== Aim ==
Repeat every line of the listing below exactly, minus the pictures.

::: Data :::

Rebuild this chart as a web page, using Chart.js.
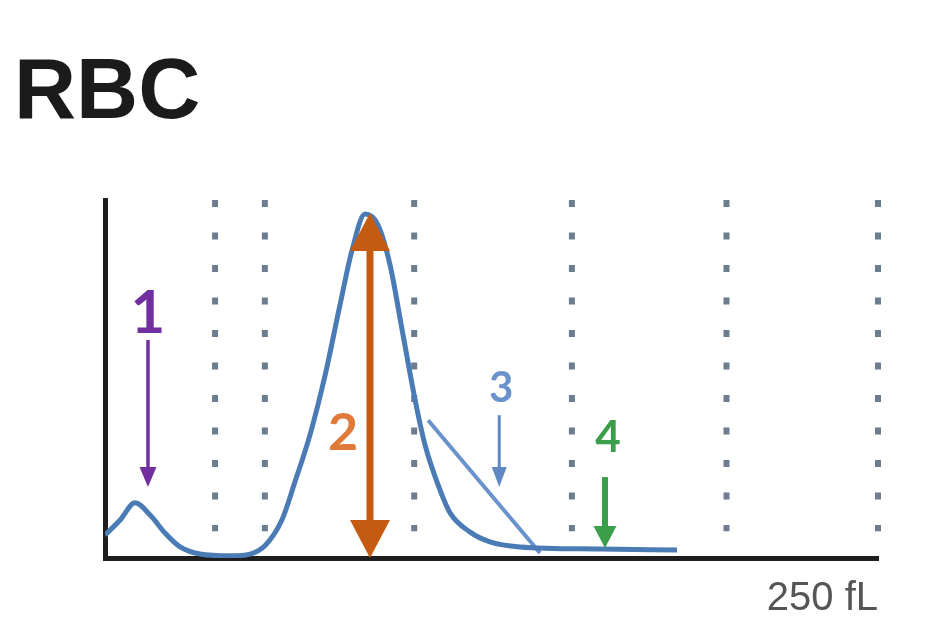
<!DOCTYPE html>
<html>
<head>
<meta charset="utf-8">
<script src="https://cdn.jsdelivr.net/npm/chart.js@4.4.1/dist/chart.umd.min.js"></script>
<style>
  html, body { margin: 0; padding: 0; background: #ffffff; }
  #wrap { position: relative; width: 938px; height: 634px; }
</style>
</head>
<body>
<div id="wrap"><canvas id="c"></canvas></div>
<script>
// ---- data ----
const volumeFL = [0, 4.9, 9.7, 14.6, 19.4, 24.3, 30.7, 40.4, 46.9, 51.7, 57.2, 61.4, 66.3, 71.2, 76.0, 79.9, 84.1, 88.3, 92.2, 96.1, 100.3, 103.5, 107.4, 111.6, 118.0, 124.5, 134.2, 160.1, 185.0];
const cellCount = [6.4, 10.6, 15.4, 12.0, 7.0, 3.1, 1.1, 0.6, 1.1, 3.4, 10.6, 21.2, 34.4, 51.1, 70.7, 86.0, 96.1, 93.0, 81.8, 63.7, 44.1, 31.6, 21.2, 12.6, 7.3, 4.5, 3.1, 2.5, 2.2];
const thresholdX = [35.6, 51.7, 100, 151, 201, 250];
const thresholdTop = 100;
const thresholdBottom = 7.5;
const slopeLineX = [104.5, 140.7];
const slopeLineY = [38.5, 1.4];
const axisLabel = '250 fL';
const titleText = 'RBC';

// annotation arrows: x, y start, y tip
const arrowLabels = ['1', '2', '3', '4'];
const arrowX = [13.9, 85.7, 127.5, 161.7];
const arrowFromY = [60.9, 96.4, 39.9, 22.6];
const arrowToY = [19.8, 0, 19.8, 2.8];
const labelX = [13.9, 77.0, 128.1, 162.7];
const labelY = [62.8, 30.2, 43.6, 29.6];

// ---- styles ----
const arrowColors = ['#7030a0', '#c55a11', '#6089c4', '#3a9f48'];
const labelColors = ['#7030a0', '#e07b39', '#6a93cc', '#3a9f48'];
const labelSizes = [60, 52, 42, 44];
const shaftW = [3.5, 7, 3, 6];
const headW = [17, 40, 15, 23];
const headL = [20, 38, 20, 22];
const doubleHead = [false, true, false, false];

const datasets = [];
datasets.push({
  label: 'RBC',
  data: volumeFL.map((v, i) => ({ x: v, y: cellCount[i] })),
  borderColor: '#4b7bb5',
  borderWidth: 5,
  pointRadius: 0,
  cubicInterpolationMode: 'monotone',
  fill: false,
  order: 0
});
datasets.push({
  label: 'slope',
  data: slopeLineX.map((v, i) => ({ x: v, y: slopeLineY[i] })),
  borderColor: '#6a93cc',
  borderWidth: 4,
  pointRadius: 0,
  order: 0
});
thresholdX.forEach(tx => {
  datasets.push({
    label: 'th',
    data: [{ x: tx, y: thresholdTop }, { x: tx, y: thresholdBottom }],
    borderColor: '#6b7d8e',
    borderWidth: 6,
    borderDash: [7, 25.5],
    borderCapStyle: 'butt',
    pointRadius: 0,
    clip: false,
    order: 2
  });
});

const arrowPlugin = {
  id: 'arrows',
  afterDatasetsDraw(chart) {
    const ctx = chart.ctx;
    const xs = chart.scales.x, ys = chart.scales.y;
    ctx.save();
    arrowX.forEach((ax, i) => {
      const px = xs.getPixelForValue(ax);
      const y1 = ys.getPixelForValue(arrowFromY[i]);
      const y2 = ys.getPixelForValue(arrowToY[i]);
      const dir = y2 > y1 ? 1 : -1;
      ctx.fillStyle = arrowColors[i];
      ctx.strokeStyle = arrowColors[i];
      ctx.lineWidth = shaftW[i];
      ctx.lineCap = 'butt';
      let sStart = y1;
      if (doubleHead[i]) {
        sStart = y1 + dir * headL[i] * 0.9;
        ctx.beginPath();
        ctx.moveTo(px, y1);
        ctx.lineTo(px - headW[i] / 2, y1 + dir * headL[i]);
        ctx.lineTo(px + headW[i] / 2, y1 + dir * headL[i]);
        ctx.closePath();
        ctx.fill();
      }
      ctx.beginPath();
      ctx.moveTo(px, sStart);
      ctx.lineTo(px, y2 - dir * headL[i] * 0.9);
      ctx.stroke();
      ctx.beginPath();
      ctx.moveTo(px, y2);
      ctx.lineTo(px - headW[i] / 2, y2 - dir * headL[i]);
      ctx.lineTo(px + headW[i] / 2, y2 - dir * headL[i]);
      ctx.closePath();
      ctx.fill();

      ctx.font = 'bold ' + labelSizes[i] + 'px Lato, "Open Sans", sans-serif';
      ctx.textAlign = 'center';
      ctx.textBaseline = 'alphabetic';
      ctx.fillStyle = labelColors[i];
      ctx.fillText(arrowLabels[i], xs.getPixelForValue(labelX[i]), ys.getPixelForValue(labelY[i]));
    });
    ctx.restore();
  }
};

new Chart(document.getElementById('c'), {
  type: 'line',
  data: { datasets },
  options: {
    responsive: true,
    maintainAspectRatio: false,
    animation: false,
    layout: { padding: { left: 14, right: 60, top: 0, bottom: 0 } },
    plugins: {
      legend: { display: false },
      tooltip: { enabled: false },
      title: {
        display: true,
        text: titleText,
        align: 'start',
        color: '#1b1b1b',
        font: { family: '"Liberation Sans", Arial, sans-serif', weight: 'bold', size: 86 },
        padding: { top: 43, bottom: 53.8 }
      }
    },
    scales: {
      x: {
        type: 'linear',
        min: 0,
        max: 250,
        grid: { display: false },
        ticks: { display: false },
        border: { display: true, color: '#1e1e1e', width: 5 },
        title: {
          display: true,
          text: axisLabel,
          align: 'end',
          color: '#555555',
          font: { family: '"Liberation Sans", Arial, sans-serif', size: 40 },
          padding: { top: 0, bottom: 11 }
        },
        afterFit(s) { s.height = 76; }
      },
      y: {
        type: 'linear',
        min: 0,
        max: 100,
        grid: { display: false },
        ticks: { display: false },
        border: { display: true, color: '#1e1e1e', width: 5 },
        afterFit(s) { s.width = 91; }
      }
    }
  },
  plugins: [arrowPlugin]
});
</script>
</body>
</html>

:::

== Written response ==
Rebuild this chart as a web page, using Chart.js.
<!DOCTYPE html>
<html>
<head>
<meta charset="utf-8">
<script src="https://cdn.jsdelivr.net/npm/chart.js@4.4.1/dist/chart.umd.min.js"></script>
<style>
  html, body { margin: 0; padding: 0; background: #ffffff; }
  #wrap { position: relative; width: 938px; height: 634px; }
</style>
</head>
<body>
<div id="wrap"><canvas id="c"></canvas></div>
<script>
// ---- data ----
const volumeFL = [0, 4.9, 9.7, 14.6, 19.4, 24.3, 30.7, 40.4, 46.9, 51.7, 57.2, 61.4, 66.3, 71.2, 76.0, 79.9, 84.1, 88.3, 92.2, 96.1, 100.3, 103.5, 107.4, 111.6, 118.0, 124.5, 134.2, 160.1, 185.0];
const cellCount = [6.4, 10.6, 15.4, 12.0, 7.0, 3.1, 1.1, 0.6, 1.1, 3.4, 10.6, 21.2, 34.4, 51.1, 70.7, 86.0, 96.1, 93.0, 81.8, 63.7, 44.1, 31.6, 21.2, 12.6, 7.3, 4.5, 3.1, 2.5, 2.2];
const thresholdX = [35.6, 51.7, 100, 151, 201, 250];
const thresholdTop = 100;
const thresholdBottom = 7.5;
const slopeLineX = [104.5, 140.7];
const slopeLineY = [38.5, 1.4];
const axisLabel = '250 fL';
const titleText = 'RBC';

// annotation arrows: x, y start, y tip
const arrowLabels = ['1', '2', '3', '4'];
const arrowX = [13.9, 85.7, 127.5, 161.7];
const arrowFromY = [60.9, 96.4, 39.9, 22.6];
const arrowToY = [19.8, 0, 19.8, 2.8];
const labelX = [13.9, 77.0, 128.1, 162.7];
const labelY = [62.8, 30.2, 43.6, 29.6];

// ---- styles ----
const arrowColors = ['#7030a0', '#c55a11', '#6089c4', '#3a9f48'];
const labelColors = ['#7030a0', '#e07b39', '#6a93cc', '#3a9f48'];
const labelSizes = [60, 52, 42, 44];
const shaftW = [3.5, 7, 3, 6];
const headW = [17, 40, 15, 23];
const headL = [20, 38, 20, 22];
const doubleHead = [false, true, false, false];

const datasets = [];
datasets.push({
  label: 'RBC',
  data: volumeFL.map((v, i) => ({ x: v, y: cellCount[i] })),
  borderColor: '#4b7bb5',
  borderWidth: 5,
  pointRadius: 0,
  cubicInterpolationMode: 'monotone',
  fill: false,
  order: 0
});
datasets.push({
  label: 'slope',
  data: slopeLineX.map((v, i) => ({ x: v, y: slopeLineY[i] })),
  borderColor: '#6a93cc',
  borderWidth: 4,
  pointRadius: 0,
  order: 0
});
thresholdX.forEach(tx => {
  datasets.push({
    label: 'th',
    data: [{ x: tx, y: thresholdTop }, { x: tx, y: thresholdBottom }],
    borderColor: '#6b7d8e',
    borderWidth: 6,
    borderDash: [7, 25.5],
    borderCapStyle: 'butt',
    pointRadius: 0,
    clip: false,
    order: 2
  });
});

const arrowPlugin = {
  id: 'arrows',
  afterDatasetsDraw(chart) {
    const ctx = chart.ctx;
    const xs = chart.scales.x, ys = chart.scales.y;
    ctx.save();
    arrowX.forEach((ax, i) => {
      const px = xs.getPixelForValue(ax);
      const y1 = ys.getPixelForValue(arrowFromY[i]);
      const y2 = ys.getPixelForValue(arrowToY[i]);
      const dir = y2 > y1 ? 1 : -1;
      ctx.fillStyle = arrowColors[i];
      ctx.strokeStyle = arrowColors[i];
      ctx.lineWidth = shaftW[i];
      ctx.lineCap = 'butt';
      let sStart = y1;
      if (doubleHead[i]) {
        sStart = y1 + dir * headL[i] * 0.9;
        ctx.beginPath();
        ctx.moveTo(px, y1);
        ctx.lineTo(px - headW[i] / 2, y1 + dir * headL[i]);
        ctx.lineTo(px + headW[i] / 2, y1 + dir * headL[i]);
        ctx.closePath();
        ctx.fill();
      }
      ctx.beginPath();
      ctx.moveTo(px, sStart);
      ctx.lineTo(px, y2 - dir * headL[i] * 0.9);
      ctx.stroke();
      ctx.beginPath();
      ctx.moveTo(px, y2);
      ctx.lineTo(px - headW[i] / 2, y2 - dir * headL[i]);
      ctx.lineTo(px + headW[i] / 2, y2 - dir * headL[i]);
      ctx.closePath();
      ctx.fill();

      ctx.font = 'bold ' + labelSizes[i] + 'px Lato, "Open Sans", sans-serif';
      ctx.textAlign = 'center';
      ctx.textBaseline = 'alphabetic';
      ctx.fillStyle = labelColors[i];
      ctx.fillText(arrowLabels[i], xs.getPixelForValue(labelX[i]), ys.getPixelForValue(labelY[i]));
    });
    ctx.restore();
  }
};

new Chart(document.getElementById('c'), {
  type: 'line',
  data: { datasets },
  options: {
    responsive: true,
    maintainAspectRatio: false,
    animation: false,
    layout: { padding: { left: 14, right: 60, top: 0, bottom: 0 } },
    plugins: {
      legend: { display: false },
      tooltip: { enabled: false },
      title: {
        display: true,
        text: titleText,
        align: 'start',
        color: '#1b1b1b',
        font: { family: '"Liberation Sans", Arial, sans-serif', weight: 'bold', size: 86 },
        padding: { top: 43, bottom: 53.8 }
      }
    },
    scales: {
      x: {
        type: 'linear',
        min: 0,
        max: 250,
        grid: { display: false },
        ticks: { display: false },
        border: { display: true, color: '#1e1e1e', width: 5 },
        title: {
          display: true,
          text: axisLabel,
          align: 'end',
          color: '#555555',
          font: { family: '"Liberation Sans", Arial, sans-serif', size: 40 },
          padding: { top: 0, bottom: 11 }
        },
        afterFit(s) { s.height = 76; }
      },
      y: {
        type: 'linear',
        min: 0,
        max: 100,
        grid: { display: false },
        ticks: { display: false },
        border: { display: true, color: '#1e1e1e', width: 5 },
        afterFit(s) { s.width = 91; }
      }
    }
  },
  plugins: [arrowPlugin]
});
</script>
</body>
</html>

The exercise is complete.